Enigmatyczne jest stwierdzenie, że lekarzowi nie wolno przyjmować korzyści od przedstawiciela medycznego, jeśli może to podważyć zaufanie do zawodu lekarza. Trzeba mieć dużą wyobraźnię, aby dociec, co autorzy mieli na myśli. W dzisiejszym, jakże liberalnym, świecie zawsze można posądzić obrońcę zasad etycznych o konserwatyzm, staroświeckość, kołtuństwo czy brak tolerancji. Warto jednak zapytać, czy izba lekarska wszczęłaby postępowanie w stosunku do lekarzy, którzy skorzystali z usług agencji towarzyskich na koszt firmy farmaceutycznej? Czy takie postępowanie nie podważa zaufania do zawodu? Media, które często kłamią i są nierzetelne, ukazywały swego czasu, jak nieprzyzwoicie daleko posunęli się lekarze w przyjmowaniu korzyści od przedstawicieli firm farmaceutycznych.

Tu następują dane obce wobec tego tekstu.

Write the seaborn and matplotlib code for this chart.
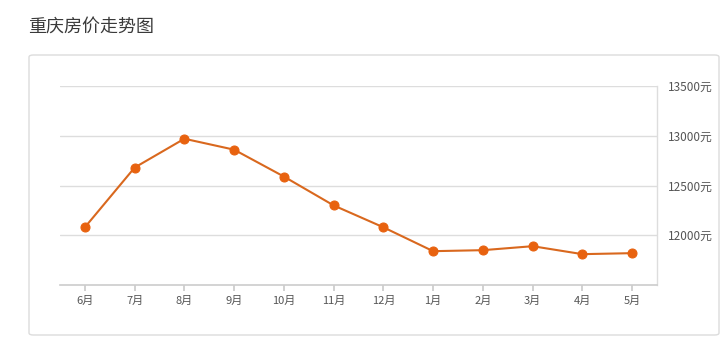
import matplotlib
matplotlib.use("Agg")
import matplotlib.pyplot as plt
import seaborn as sns
import pandas as pd
from matplotlib.patches import FancyBboxPatch

months = ["6月", "7月", "8月", "9月", "10月", "11月", "12月", "1月", "2月", "3月", "4月", "5月"]
prices = [12080, 12680, 12970, 12860, 12590, 12300, 12080, 11840, 11850, 11890, 11810, 11820]
yticks = [12000, 12500, 13000, 13500]
ytick_labels = ["12000元", "12500元", "13000元", "13500元"]
title = "重庆房价走势图"

sns.set_theme(style="white")
plt.rcParams['font.family'] = ['Noto Sans CJK SC', 'DejaVu Sans']

df = pd.DataFrame({"month": months, "price": prices})
df["x"] = range(len(months))

W, H = 728, 342
fig = plt.figure(figsize=(W/100, H/100), dpi=100)
fig.patch.set_facecolor("white")

# outer box
box = FancyBboxPatch((29/W, 7/H), (719-29)/W, (287-7)/H,
                     boxstyle="round,pad=0,rounding_size=0.006",
                     transform=fig.transFigure, facecolor="white",
                     edgecolor="#dcdcdc", linewidth=1.0, zorder=-10)
fig.patches.append(box)
fig.text(28/W, 1-27/H, title, fontsize=13, color="#3a3a3a", va="center", ha="left")

ax = fig.add_axes([60/W, (H-285)/H, (657-60)/W, (285-86)/H])
ax.set_zorder(5)
ax.set_facecolor("none")
sns.lineplot(data=df, x="x", y="price", ax=ax, color="#d9681e", linewidth=1.5,
             marker="o", markersize=6.5, markerfacecolor="#e8620f",
             markeredgecolor="#e8620f")

ax.set_xlim(-0.5, len(months) - 0.5)
ax.set_ylim(11500, 13500)
ax.set_xticks(range(len(months)))
ax.set_xticklabels(months, fontsize=8, color="#555555")
ax.yaxis.tick_right()
ax.set_yticks(yticks)
ax.set_yticklabels(ytick_labels, fontsize=8.5, color="#555555")
ax.tick_params(axis="y", length=0, pad=8)
ax.tick_params(axis="x", length=4, color="#cccccc", direction="out", pad=4, bottom=True)
for v in yticks:
    ax.axhline(v, color="#dddddd", linewidth=1, zorder=0)
ax.set_xlabel("")
ax.set_ylabel("")
for s in ["top", "left"]:
    ax.spines[s].set_visible(False)
ax.spines["bottom"].set_color("#cccccc")
ax.spines["bottom"].set_linewidth(1.2)
ax.spines["right"].set_color("#dddddd")
ax.spines["right"].set_linewidth(1)

fig.savefig("out.png", dpi=100)
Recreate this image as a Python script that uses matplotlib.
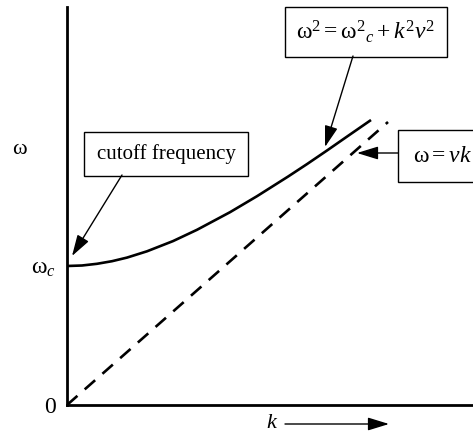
import matplotlib.pyplot as plt

plt.rcParams["font.family"] = ["Liberation Serif", "DejaVu Serif"]
plt.rcParams["mathtext.fontset"] = "custom"
plt.rcParams["mathtext.rm"] = "Liberation Serif"
plt.rcParams["mathtext.it"] = "Liberation Serif:italic"
plt.rcParams["lines.scale_dashes"] = False

# dispersion curve omega(k)
k_curve = [0, 15, 30, 45, 60, 80, 106, 130, 163, 190, 221, 240, 260, 280, 304]
w_curve = [139, 139.5, 141.2, 143.8, 147.4, 153.7, 163.9, 175.2, 192.8, 208.8,
           228.4, 240.9, 254.5, 268.4, 285]

# light line omega = v k
k_light = [0, 321]
w_light = [0, 283]

w_cutoff = 139
ytick_labels = ["0", r"$\mathrm{\omega}_c$"]

fig = plt.figure(figsize=(4.73, 4.37), dpi=100)
ax = fig.add_axes([67 / 473, 32 / 437, 406 / 473, 398 / 437])
ax.set_xlim(0, 406)
ax.set_ylim(0, 398)

ax.plot(k_curve, w_curve, color="black", lw=1.9, solid_capstyle="butt",
        solid_joinstyle="round")
ax.plot(k_light, w_light, color="black", lw=1.9, dashes=(10, 7))

for side in ["top", "right"]:
    ax.spines[side].set_visible(False)
for side in ["left", "bottom"]:
    ax.spines[side].set_linewidth(2)

ax.set_xticks([])
ax.set_yticks([0, w_cutoff])
ax.set_yticklabels(ytick_labels, fontsize=17)
ax.tick_params(axis="y", length=0, pad=8)

ax.text(-47, 256, r"$\mathrm{\omega}$", fontsize=16, ha="center", va="center")

# k axis label with arrow
ax.text(205, -19, "$k$", fontsize=16, ha="center", va="center")
ax.annotate("", xy=(322, -19), xytext=(218, -19), annotation_clip=False,
            arrowprops=dict(arrowstyle="-|>,head_length=1.3,head_width=0.4",
                            color="black", lw=1.0, shrinkA=0, shrinkB=0))

box = dict(boxstyle="square,pad=0.5", fc="white", ec="black", lw=1.0)
arrow = dict(arrowstyle="-|>,head_length=1.3,head_width=0.4",
             color="black", lw=1.0, shrinkA=0, shrinkB=0)

ax.text(99, 251, "cutoff frequency", fontsize=15, ha="center", va="center",
        bbox=dict(boxstyle="square,pad=0.6", fc="white", ec="black", lw=1.0))
ax.annotate("", xy=(5, 149), xytext=(55, 230), arrowprops=arrow)

ax.text(299, 373, r"$\mathrm{\omega}^2 = \mathrm{\omega}^2{}_c + k^2v^2$",
        fontsize=17, ha="center", va="center", bbox=box)
ax.annotate("", xy=(258, 258), xytext=(286, 349), arrowprops=arrow)

ax.text(376, 249, r"$\mathrm{\omega} = vk$", fontsize=17, ha="center", va="center",
        bbox=dict(boxstyle="square,pad=0.65", fc="white", ec="black", lw=1.0))
ax.annotate("", xy=(290, 252), xytext=(331, 252), arrowprops=arrow)

fig.savefig("out.png", dpi=100)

Gwoli prawdy inicjatywa na ogół wychodziła od przemysłu, który przed wprowadzeniem prawnych ograniczeń proponował coraz bardziej atrakcyjne, wyrafinowane i kosztowne formy korzyści. Lekarze wykazywali się raczej słabością charakteru, jeśli nie potrafili odmówić. Niestety, rzadko argument o podważaniu zaufania do zawodu lekarza jest hamulcem podejmowanych działań. Rozważania te wskazują, jak ważną rolę w medycynie odgrywa sumienie.